柴田是真(1807-1891)は漆工家、絵師であったが、とりわけ和紙に彩漆(いろうるし)で描く「漆絵」で独特の作風を築き、ウィーン万博などに出品するなど明治漆工界に貢献した。

(参照):

東京異空間80:「柴田是真と能楽」~国立能楽堂2023/1/27


3.黒が演出する神秘的な美しさ

〇狩野了承《秋草図屏風》 板橋区立美術館

普段の美術館とは違って、暗闇の中でわずかな灯りとともに作品を鑑賞するコーナーが用意されていて、そこに狩野了承《秋草図屏風》が置かれている。蝋燭のような灯りの中で金屏風の柔らかな輝きによる美しさを観賞することができる。

《秋草図屏風》は、さわやかな秋風に、薄・萩・女郎花など秋の草花が身を寄せ合ってそよぐ姿を、金箔地の六曲一双の大画面にリズミカルに描いた作品である。背景は金箔で埋め尽くされ、何も描かれていないが、見る者は秋の草原に立っているように感じることができる。これを 蝋燭のように調整できる灯りの中で観ると、金箔が揺らめき、ときに輝き、秋の草花が風にそよぐように見えてくる。薄暗い中の光が醸し出す神秘的な美しさであった。


もうひとつ、印象に残った作品を取り上げてみます。森一鳳《星図》は北斗七星のような星だけだけを描いていて夜空を表現しています。このような作例は他にないということです。これを観て、先に見た「空の発見」@松濤美術館を思い出しました。というのは、日本美術史において、本格的に空が描かれてくるようになるのは、近代に西洋画が入ってきて写実的に描く技法を取り入れるとともに、科学的な気象観測の知識も得てからということですが、この作品は慶応3年(1867)に描かれ、しかも夜空を描いています。
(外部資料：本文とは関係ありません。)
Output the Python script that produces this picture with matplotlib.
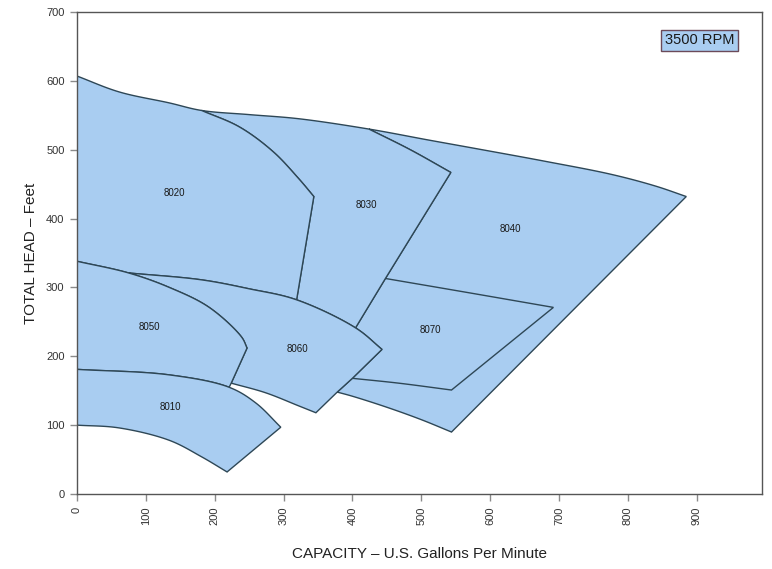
import matplotlib
matplotlib.use("Agg")
import matplotlib.pyplot as plt
from matplotlib.patches import Polygon
import numpy as np

plt.rcParams['font.family'] = ['Liberation Sans', 'DejaVu Sans']

# ---- Pump coverage boundaries (capacity GPM, total head ft) ----
# outer top envelope across 8020, 8030 and 8040
envelope = [(0, 607), (61, 584), (134, 568), (181, 557), (250, 551), (322, 545),
            (424, 530), (511, 514), (583, 501), (681, 483), (777, 464),
            (841, 447), (885, 432)]

# 8020 right boundary: curve then straight drop onto the 8060 top
m8020_curve = [(181, 557), (236, 533), (285, 497), (322, 458), (344, 432)]
m8020_drop = [(344, 432), (319, 282)]

# 8030 own top and right boundary line
m8030_top = [(424, 530), (484, 500), (543, 467)]
m8030_line = [(543, 467), (448, 313), (405, 242)]

# 8040 right line and bottom curve
m8040_right = [(885, 432), (544, 90)]
m8040_bottom = [(544, 90), (500, 108), (450, 126), (400, 142), (378, 148)]

# 8060 boundaries
m8060_top = [(75, 321), (181, 311), (250, 298), (319, 282), (405, 241), (443, 210)]
m8060_right = [(443, 210), (400, 168), (378, 148), (347, 118)]
m8060_bottom = [(347, 118), (322, 128), (274, 147), (224, 161)]

# 8050 boundaries
m8050_top = [(0, 338), (75, 321), (134, 300), (192, 271), (239, 228), (247, 212)]
m8050_right = [(247, 212), (224, 161), (221, 155)]

# 8010 boundaries
m8010_top = [(0, 181), (134, 173), (221, 155), (260, 132), (296, 97)]
m8010_right = [(296, 97), (218, 32)]
m8010_bottom = [(218, 32), (181, 54), (134, 78), (61, 96), (0, 100)]

# 8070 boundaries
m8070_top = [(448, 313), (565, 293), (692, 271)]
m8070_right = [(692, 271), (544, 151)]
m8070_bottom = [(544, 151), (467, 161), (400, 168)]

model_labels = ['8020', '8030', '8040', '8050', '8060', '8070', '8010']
label_pos = [(141, 437), (420, 420), (630, 385), (105, 243), (320, 210),
             (514, 238), (135, 126)]

x_ticks = [0, 100, 200, 300, 400, 500, 600, 700, 800, 900]
y_ticks = [0, 100, 200, 300, 400, 500, 600, 700]


def smooth(seg, n=16, alpha=0.5):
    """Centripetal Catmull-Rom curve through the vertices (vertices kept exactly)."""
    p = [np.array(v, dtype=float) for v in seg]
    if len(p) < 3:
        return list(seg)
    ext = [2 * p[0] - p[1]] + p + [2 * p[-1] - p[-2]]
    out = []
    for i in range(1, len(ext) - 2):
        p0, p1, p2, p3 = ext[i - 1], ext[i], ext[i + 1], ext[i + 2]
        t0 = 0.0
        t1 = t0 + np.linalg.norm(p1 - p0) ** alpha
        t2 = t1 + np.linalg.norm(p2 - p1) ** alpha
        t3 = t2 + np.linalg.norm(p3 - p2) ** alpha
        out.append(seg[i - 1])
        for t in np.linspace(t1, t2, n + 1)[1:-1]:
            a1 = (t1 - t) / (t1 - t0) * p0 + (t - t0) / (t1 - t0) * p1
            a2 = (t2 - t) / (t2 - t1) * p1 + (t - t1) / (t2 - t1) * p2
            a3 = (t3 - t) / (t3 - t2) * p2 + (t - t2) / (t3 - t2) * p3
            b1 = (t2 - t) / (t2 - t0) * a1 + (t - t0) / (t2 - t0) * a2
            b2 = (t3 - t) / (t3 - t1) * a2 + (t - t1) / (t3 - t1) * a3
            c = (t2 - t) / (t2 - t1) * b1 + (t - t1) / (t2 - t1) * b2
            out.append((float(c[0]), float(c[1])))
    out.append(seg[-1])
    return out


env_s = smooth(envelope)
c8020 = smooth(m8020_curve)
t8030 = smooth(m8030_top)
b8040 = smooth(m8040_bottom)
t8060 = smooth(m8060_top)
b8060 = smooth(m8060_bottom)
t8050 = smooth(m8050_top)
t8010 = smooth(m8010_top)
b8010 = smooth(m8010_bottom)
t8070 = smooth(m8070_top)
b8070 = smooth(m8070_bottom)


def rev(seg):
    return seg[::-1]


def between(seg, a, b):
    """Portion of a polyline from vertex a to vertex b (inclusive)."""
    i, j = seg.index(a), seg.index(b)
    if i <= j:
        return seg[i:j + 1]
    return seg[j:i + 1][::-1]


def chain(*segs):
    pts = []
    for s in segs:
        for p in s:
            if not pts or tuple(pts[-1]) != tuple(p):
                pts.append(p)
    if tuple(pts[0]) == tuple(pts[-1]):
        pts = pts[:-1]
    return np.array(pts, dtype=float)


regions = {
    '8020': chain(between(env_s, (0, 607), (181, 557)), c8020, m8020_drop,
                  rev(between(t8060, (75, 321), (319, 282))),
                  rev(between(t8050, (0, 338), (75, 321)))),
    '8030': chain(between(env_s, (181, 557), (424, 530)), t8030, m8030_line,
                  rev(between(t8060, (319, 282), (405, 241))),
                  rev(m8020_drop), rev(c8020)),
    '8040': chain(between(env_s, (424, 530), (885, 432)), m8040_right, b8040,
                  rev(between(m8060_right, (443, 210), (378, 148))),
                  rev(between(t8060, (405, 241), (443, 210))),
                  rev(m8030_line), rev(t8030)),
    '8070': chain(t8070, m8070_right, b8070,
                  rev(between(m8060_right, (443, 210), (400, 168))),
                  rev(between(t8060, (405, 241), (443, 210))),
                  between(m8030_line, (405, 242), (448, 313))),
    '8060': chain(t8060, m8060_right, b8060,
                  rev(between(m8050_right, (247, 212), (224, 161))),
                  rev(between(t8050, (75, 321), (247, 212)))),
    '8050': chain(t8050, m8050_right,
                  rev(between(t8010, (0, 181), (221, 155)))),
    '8010': chain(t8010, m8010_right, b8010),
}

fill_color = '#A9CDF1'
edge_color = '#2E4756'

fig = plt.figure(figsize=(7.72, 5.69), dpi=100)
ax = fig.add_axes([77 / 772, 1 - 494 / 569, (762 - 77) / 772, (494 - 12) / 569])

for name in ['8040', '8070', '8030', '8020', '8060', '8050', '8010']:
    ax.add_patch(Polygon(regions[name], closed=True, facecolor=fill_color,
                         edgecolor=edge_color, linewidth=1.0, joinstyle='miter'))

for lab, (x, y) in zip(model_labels, label_pos):
    ax.text(x, y, lab, fontsize=7, ha='center', va='center', color='#1a1a1a')

ax.set_xlim(0, 995)
ax.set_ylim(0, 700)
ax.set_xticks(x_ticks)
ax.set_yticks(y_ticks)
ax.set_xticklabels([str(t) for t in x_ticks], rotation=90)
ax.tick_params(axis='both', direction='out', length=5, width=1, color='#8a8a8a',
               labelsize=8, labelcolor='#333333', pad=4)

for s in ax.spines.values():
    s.set_color('#555555')
    s.set_linewidth(1.0)

ax.set_xlabel('CAPACITY – U.S. Gallons Per Minute', fontsize=11, color='#222222',
              labelpad=16)
ax.set_ylabel('TOTAL HEAD – Feet', fontsize=11, color='#222222', labelpad=6)

ax.text(0.909, 0.941, '3500 RPM', transform=ax.transAxes, ha='center', va='center',
        fontsize=10.5, color='#1a1a1a',
        bbox=dict(boxstyle='square,pad=0.25', facecolor=fill_color,
                  edgecolor='#6b4a5a', linewidth=1.0))

fig.savefig('out.png', dpi=100)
これも新たな「空の発見」かもしれません。

今回の黒を基調とした江戸絵画という企画の面白さを満喫しました。

(参照):

東京異空間248:美術展を巡るⅦ~空の発見@渋谷区立松濤美術館2024/11/20


〇森一鳳《星図》 慶応3年(1867) 個人蔵  

星のみが描かれた珍しい作品。江戸絵画においてこのような作例は他にないとのこと 。

森 一鳳(もり いっぽう:1798-1872)は、猿を描いた森祖仙、森徹山、一鳳と続く森派の絵師。 祖の狙仙が猿の毛書きに代表される細密な描写を得意としたのに対し、一鳳は色彩の濃淡を用いて面的に対象を描写するのを得意とした。